Heidi Klessig MD. Originally published on Heartland Daily News on July 24th 2023
The Canadian Journal of Anesthesia has just published new criteria for determining death, which are based on a “higher mind” definition of death rather than on death as a biological occurrence. This means that heart-beating people who are unresponsive, dependent on a ventilator, and lacking certain protective brainstem reflexes will be declared legally “dead”.
Death in Canada is now defined as the “Permanent cessation of brain function”. This definition has three parts. First, “Permanent”, the guidelines explain, means that brain function is lost, will not resume spontaneously (an educated guess), and will not be restored through intervention. This means that you can be declared legally dead just because doctors are not going to take the trouble to intervene on your behalf.
Second, the guidelines require the complete absence of any form of consciousness, defined as wakefulness or awareness. However, there are no medical tests for consciousness.
Medical examinations can only test whether the patient is willing and able to respond, not whether they are inwardly conscious. Zack Dunlap, after recovering from a diagnosis of “brain death”, reported:
The next thing I remember was laying in the hospital bed, not being able to move, breathe—couldn’t do anything, on a ventilator. I heard someone say, ‘I’m sorry, he’s brain dead, he’s passing away.’ And there’s nothing I could do, just get mad. I couldn’t do anything—to sign—at all…I tried to scream, tried to move, just got extremely angry.

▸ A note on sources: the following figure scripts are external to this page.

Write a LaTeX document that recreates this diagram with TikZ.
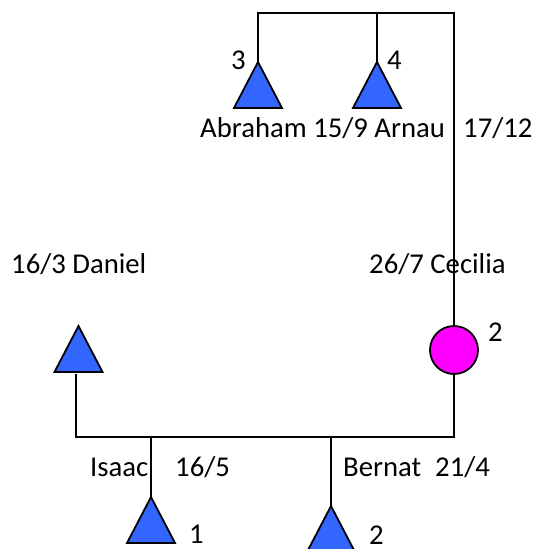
\documentclass[tikz,border=0pt]{standalone}
\usepackage{fontspec}
\setmainfont{Carlito}
\definecolor{triblue}{HTML}{3366FF}
\definecolor{femmag}{HTML}{FF00FF}
\tikzset{
  lbl/.style={anchor=base west, inner sep=0pt, font=\fontsize{28.7}{34}\selectfont},
  conn/.style={line width=1.8pt, black},
  tri/.pic={\draw[line width=1.8pt, fill=triblue, line join=miter] (0,0) -- (24,46) -- (-24,46) -- cycle;},
  fem/.style={circle, draw, line width=1.8pt, fill=femmag, minimum size=48pt, inner sep=0pt}
}
\begin{document}
\begin{tikzpicture}[x=1pt,y=-1pt]
\useasboundingbox (0,0) rectangle (537,549);
\clip (0,0) rectangle (537,549);
% coordinates
\coordinate (top) at (0,13);
\coordinate (bot) at (0,437);
\coordinate (abr) at (258,62);
\coordinate (arn) at (377,62);
\coordinate (dan) at (78.5,326);
\coordinate (danb) at (76,374);
\coordinate (isa) at (151,497);
\coordinate (ber) at (331,506);
% connectors
\draw[conn] (abr) -- (abr|-top) -| (454,300) coordinate (rv);
\draw[conn] (arn) -- (arn|-top);
% text (under lines)
\node[lbl] (tcec) at (369,273) {26/7 Cecilia};
\node[fem] (cec) at (454,350) {};
\draw[conn] (rv) -- (cec.north);
\draw[conn] (danb) -- (danb|-bot) -| (cec.south);
\draw[conn] (isa) -- (isa|-bot);
\draw[conn] (ber) -- (ber|-bot);
% triangles
\pic at (abr) {tri};
\pic at (arn) {tri};
\pic at (dan) {tri};
\pic at (isa) {tri};
\pic at (ber) {tri};
% labels
\node[lbl] (n3) at (231,69) {3};
\node[lbl] (n4) at (387,69) {4};
\node[lbl] (tab) at (200,137) {Abraham 15/9 Arnau};
\node[lbl] (t1712) at (463,137) {17/12};
\node[lbl] (tdan) at (11,273) {16/3 Daniel};
\node[lbl] (n2c) at (488,341) {2};
\node[lbl] (tisa) at (90,476) {Isaac};
\node[lbl] (t165) at (175,476) {16/5};
\node[lbl] (tber) at (343,476) {Bernat};
\node[lbl] (t214) at (435,476) {21/4};
\node[lbl] (n1) at (189,543) {1};
\node[lbl] (n2b) at (369,544) {2};
\end{tikzpicture}
\end{document}
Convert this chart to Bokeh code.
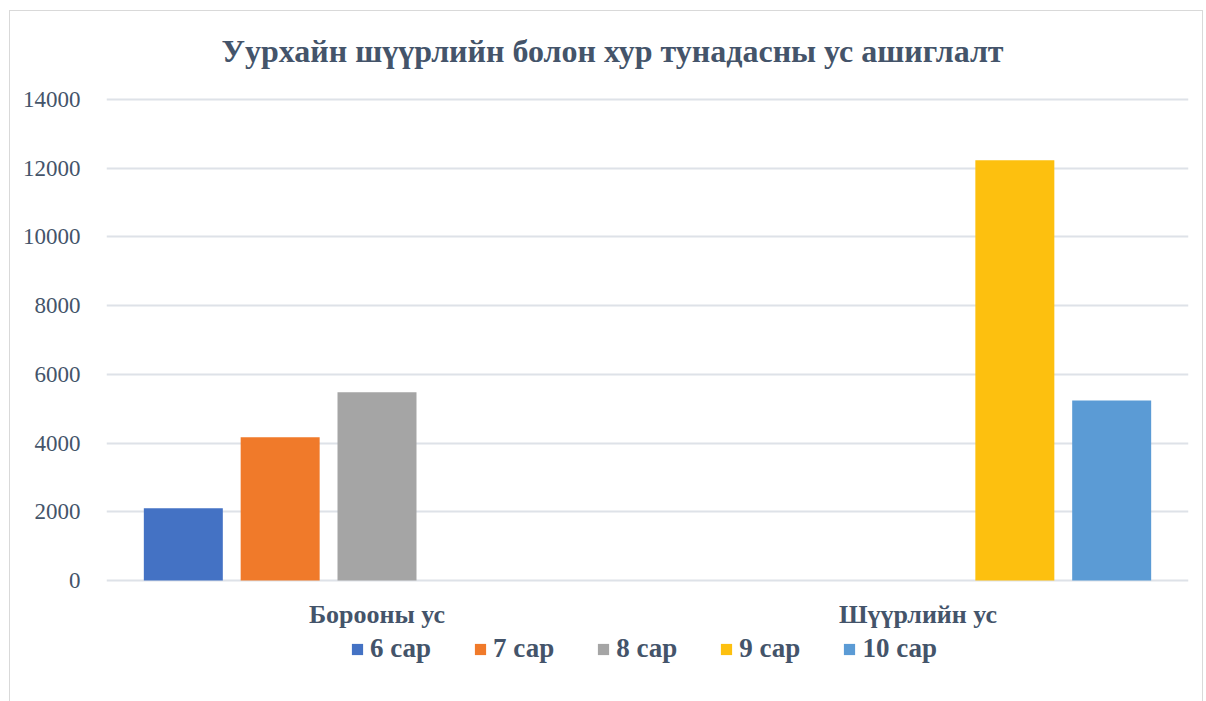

Last, the Canadian guidelines require that certain brainstem reflexes be absent, including the ability to breathe independently. They go on to say that residual brain cell activity not associated with the presence of consciousness does not preclude death determination. So, people with electrical activity on their EEG and people who have continued functioning of parts of the brain above the brainstem will be declared dead as well.
Conflict of Interest
Interestingly, the guidelines were written by a multidisciplinary team which included not only health care professionals, but also organ donation organizations. In his encomium accompanying the guidelines, Dr. David M. Greer writes:
…the inclusion of Organ Donation Organizations (ODO) is unique. In many societal guidelines, there is a tendency to shy away from any mention of organ donation, as this could lead to a misconception that organ donation is the primary motivation for death determination. But I applaud the authors for their inclusion of ODOs in this guideline, and feel this is long overdue.
Greer goes on to say that the Canadian guidelines should serve as a model for the rest of the world. And indeed, the American Academy of Neurology has petitioned the Uniform Law Commission (ULC) to revise the legal definition of death here in the United States as well. At the ULC annual meeting taking place in Honolulu from July 21 to July 27, proposed changes which are similar to the Canadian guidelines are being presented.
The ULC drafting committee working on revising the Uniform Determination of Death Act (UDDA) is offering two options to the annual meeting for discussion. The first option is the same as the current definition of death under the UDDA.
And individual is dead if the individual has sustained:
Irreversible cessation of circulatory and respiratory functions; or
Irreversible cessation of all functions of the entire brain, including the brain stem.
Permanent cessation of circulatory and respiratory functions; or
b. Cessation of spontaneous respiratory functions, and
c. Loss of brainstem reflexes
As you can see, the second option is basically a reiteration of the Canadian guidelines. The drafting committee was unable to come to a consensus between options one and two, with strongly held convictions being expressed by commissioners on both sides. Thus, it was decided to bring both options to the ULC annual meeting.
The proposed revision to the UDDA has been opposed by the Association of American Physicians and Surgeons, the Catholic Medical Association (which has written to the ULC twice), as well as the Christian Medical and Dental Association. The National Catholic Bioethics Center wrote, “The basis for our objection is that the proposed revision will allow patients who exhibit partial brain function to be declared “legally dead” when they are not biologically dead.”
National Right to Life stated:
Of significant concern is replacing the term ‘irreversible’ with ‘permanent.’ A loss of a function is ‘irreversible’ if that function cannot possibly be regained spontaneously or restored through medical intervention. This is an appropriate standard. In contrast, a loss of function can be said to be ‘permanent’ if that function is not either spontaneously restarted or restored on its own or is not restarted or restored because of a lack of medical intervention. If medical personnel do not attempt resuscitation or restorative measures, then a condition is ‘permanent.’ This new definition will lead to more overly-quick judgments from medical staff and steer patients to receive less care—or no care at all—leading to a premature death.
At the last meeting of the ULC drafting committee, chairperson the Honorable Sam Thumma acknowledged that now may not be the time for a revision of the UDDA, as the comments the committee has received are heartfelt and almost impossible to reconcile.
Public trust in the American medical system is already at an all-time low. Now is not the time to follow Canada’s lead in loosening the criteria for death. Now is not the time to allow doctors to declare people with partial brain function “legally dead”.
Dr. Heidi Klessig is a retired anesthesiologist and an observer to the Uniform Law Commission as they meet to consider a revision of the Uniform Determination of Death Act.